Short problem
Copy out each line containing "matplotlib" from the entries below.

Input
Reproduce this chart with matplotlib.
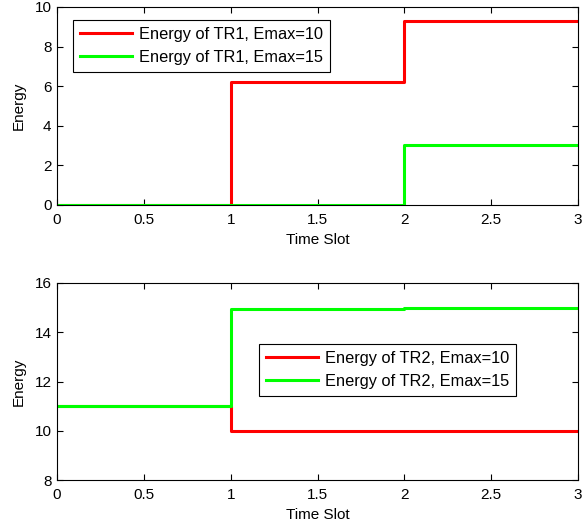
import matplotlib
matplotlib.use("Agg")
import matplotlib.pyplot as plt

plt.rcParams["font.family"] = ["Liberation Sans", "DejaVu Sans"]
plt.rcParams["font.size"] = 11

# time slots (step edges)
slots = [0, 1, 2, 3]

# subplot 1: TR1 energy
tr1_emax10 = [0, 6.2, 9.3, 9.3]
tr1_emax15 = [0, 0, 3.05, 3.05]

# subplot 2: TR2 energy
tr2_emax10 = [11, 10, 10, 10]
tr2_emax15 = [11, 14.95, 15.0, 15.0]

x_ticks = [0, 0.5, 1, 1.5, 2, 2.5, 3]
x_ticklabels = ["0", "0.5", "1", "1.5", "2", "2.5", "3"]
top_yticks = [0, 2, 4, 6, 8, 10]
bot_yticks = [8, 10, 12, 14, 16]

RED = "#ff0000"
GREEN = "#00ff00"

fig = plt.figure(figsize=(5.83, 5.27), dpi=100)
W, H = 583, 527
ax1 = fig.add_axes([57 / W, 1 - 205 / H, (578 - 57) / W, (205 - 7) / H])
ax2 = fig.add_axes([57 / W, 1 - 480 / H, (578 - 57) / W, (480 - 283) / H])


def style_axes(ax, yticks, ylim):
    ax.set_xlim(0, 3)
    ax.set_ylim(*ylim)
    ax.set_xticks(x_ticks)
    ax.set_xticklabels(x_ticklabels)
    ax.set_yticks(yticks)
    ax.tick_params(direction="in", top=True, right=True, length=4,
                   width=0.8, labelsize=11)
    ax.tick_params(axis="x", pad=6)
    ax.tick_params(axis="y", pad=4)
    for s in ax.spines.values():
        s.set_linewidth(0.8)
    ax.set_xlabel("Time Slot", labelpad=4)
    ax.set_ylabel("Energy", labelpad=6)


def add_legend(ax, anchor):
    leg = ax.legend(loc="upper left", bbox_to_anchor=anchor,
                    borderaxespad=0, frameon=True, fancybox=False,
                    edgecolor="black", framealpha=1, handlelength=3.2,
                    handletextpad=0.4, borderpad=0.42, labelspacing=0.5,
                    fontsize=11.8)
    leg.get_frame().set_linewidth(0.8)


ax1.step(slots, tr1_emax10, where="post", color=RED, lw=2.2,
         label="Energy of TR1, Emax=10")
ax1.step(slots, tr1_emax15, where="post", color=GREEN, lw=2.2,
         label="Energy of TR1, Emax=15")
style_axes(ax1, top_yticks, (0, 10))
add_legend(ax1, (0.031, 0.934))

ax2.step(slots, tr2_emax10, where="post", color=RED, lw=2.2,
         label="Energy of TR2, Emax=10")
ax2.step(slots, tr2_emax15, where="post", color=GREEN, lw=2.2,
         label="Energy of TR2, Emax=15")
style_axes(ax2, bot_yticks, (8, 16))
add_legend(ax2, (0.388, 0.69))

fig.savefig("out.png", dpi=100)
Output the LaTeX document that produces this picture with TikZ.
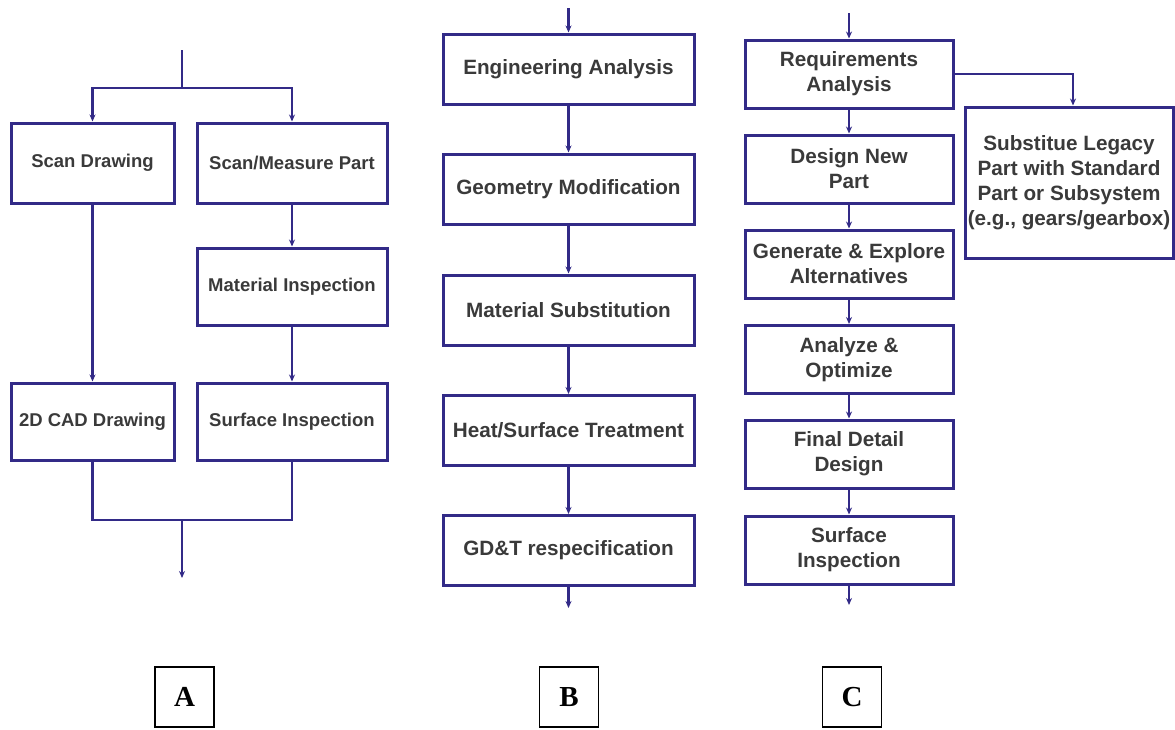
\documentclass[tikz,border=0pt]{standalone}
\usepackage{fontspec}
\setmainfont{Liberation Sans}
\newfontfamily\tagfont{Liberation Serif}
\usetikzlibrary{positioning, arrows.meta}
\definecolor{flowblue}{RGB}{50,42,135}
\definecolor{textgray}{RGB}{58,58,58}
\tikzset{
flowbox/.style={draw=flowblue, line width=3pt, rectangle, text=textgray, align=center, inner sep=0pt, font=\bfseries\fontsize{20.7}{25}\selectfont},
smallbox/.style={flowbox, font=\bfseries\fontsize{18.5}{22}\selectfont},
link/.style={draw=flowblue, line width=2.6pt},
arr/.style={link, -{Stealth[length=7pt, width=6pt]}},
tag/.style={draw=black, line width=1.8pt, minimum width=59pt, minimum height=60pt, inner sep=0pt, font=\tagfont\bfseries\fontsize{29}{29}\selectfont},
}

\begin{document}
\begin{tikzpicture}[x=1pt, y=-1pt]
    \useasboundingbox (0,0) rectangle (1175,729);

    %column A
    \node[smallbox, minimum width=163pt, minimum height=80pt]    (scan) at (92.5,163) {Scan Drawing};
    \node[smallbox, minimum width=190pt, minimum height=80pt]    (scanpart) at (292,163) {Scan/Measure Part};
    \node[smallbox, minimum width=190pt, minimum height=77pt]    (matinsp) at (292,286.5) {Material Inspection};
    \node[smallbox, minimum width=163pt, minimum height=77pt]    (cad) at (92.5,421.5) {2D CAD Drawing};
    \node[smallbox, minimum width=190pt, minimum height=77pt]    (surfA) at (292,421.5) {Surface Inspection};

    \coordinate (topA) at (182,50);
    \coordinate (splitA) at (182,88);
    \coordinate (joinA) at (182,520);
    \coordinate (outA) at (182,578);

    %lines A
    \draw[link]  (topA)--(splitA);
    \draw[arr]   (splitA) -| (scan);
    \draw[arr]   (splitA) -| (scanpart);
    \draw[arr]   (scan)--(cad);
    \draw[arr]   (scanpart)--(matinsp);
    \draw[arr]   (matinsp)--(surfA);
    \draw[link]  (cad) |- (joinA) -| (surfA);
    \draw[arr]   (joinA)--(outA);

    %column B
    \node[flowbox, minimum width=251pt, minimum height=70pt]    (eng) at (568.5,69) {Engineering Analysis};
    \node[flowbox, minimum width=251pt, minimum height=70pt]    (geom) at (568.5,189) {Geometry Modification};
    \node[flowbox, minimum width=251pt, minimum height=70pt]    (matsub) at (568.5,310) {Material Substitution};
    \node[flowbox, minimum width=251pt, minimum height=70pt]    (heat) at (568.5,430.5) {Heat/Surface Treatment};
    \node[flowbox, minimum width=251pt, minimum height=70pt]    (gdt) at (568.5,550.5) {GD\&T respecification};

    \coordinate (topB) at (568.5,8);
    \coordinate (outB) at (568.5,608);

    %lines B
    \draw[arr]   (topB)--(eng);
    \draw[arr]   (eng)--(geom);
    \draw[arr]   (geom)--(matsub);
    \draw[arr]   (matsub)--(heat);
    \draw[arr]   (heat)--(gdt);
    \draw[arr]   (gdt)--(outB);

    %column C
    \node[flowbox, minimum width=208pt, minimum height=68pt]    (req) at (849,74) {Requirements\\Analysis};
    \node[flowbox, minimum width=208pt, minimum height=68pt]    (design) at (849,169) {Design New\\Part};
    \node[flowbox, minimum width=208pt, minimum height=68pt]    (gen) at (849,264) {Generate \& Explore\\Alternatives};
    \node[flowbox, minimum width=208pt, minimum height=68pt]    (opt) at (849,359.5) {Analyze \&\\Optimize};
    \node[flowbox, minimum width=208pt, minimum height=68pt]    (final) at (849,454) {Final Detail\\Design};
    \node[flowbox, minimum width=208pt, minimum height=68pt]    (surfC) at (849,550) {Surface\\Inspection};
    \node[flowbox, minimum width=208pt, minimum height=151pt]   (subst) at (1069,182.5) {Substitue Legacy\\Part with Standard\\Part or Subsystem\\(e.g., gears/gearbox)};

    \coordinate (topC) at (849,13);
    \coordinate (outC) at (849,605);

    %lines C
    \draw[arr]   (topC)--(req);
    \draw[arr]   (req)--(design);
    \draw[arr]   (design)--(gen);
    \draw[arr]   (gen)--(opt);
    \draw[arr]   (opt)--(final);
    \draw[arr]   (final)--(surfC);
    \draw[arr]   (surfC)--(outC);
    \draw[arr]   (req.east) -| ([xshift=4pt]subst.north);

    %panel tags
    \node[tag] (tagA) at (184.5,697) {A};
    \node[tag] (tagB) at (569,697) {B};
    \node[tag] (tagC) at (852,697) {C};

\end{tikzpicture}
\end{document}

Exercise result
Reproduce this chart with matplotlib.
import matplotlib
matplotlib.use("Agg")
import matplotlib.pyplot as plt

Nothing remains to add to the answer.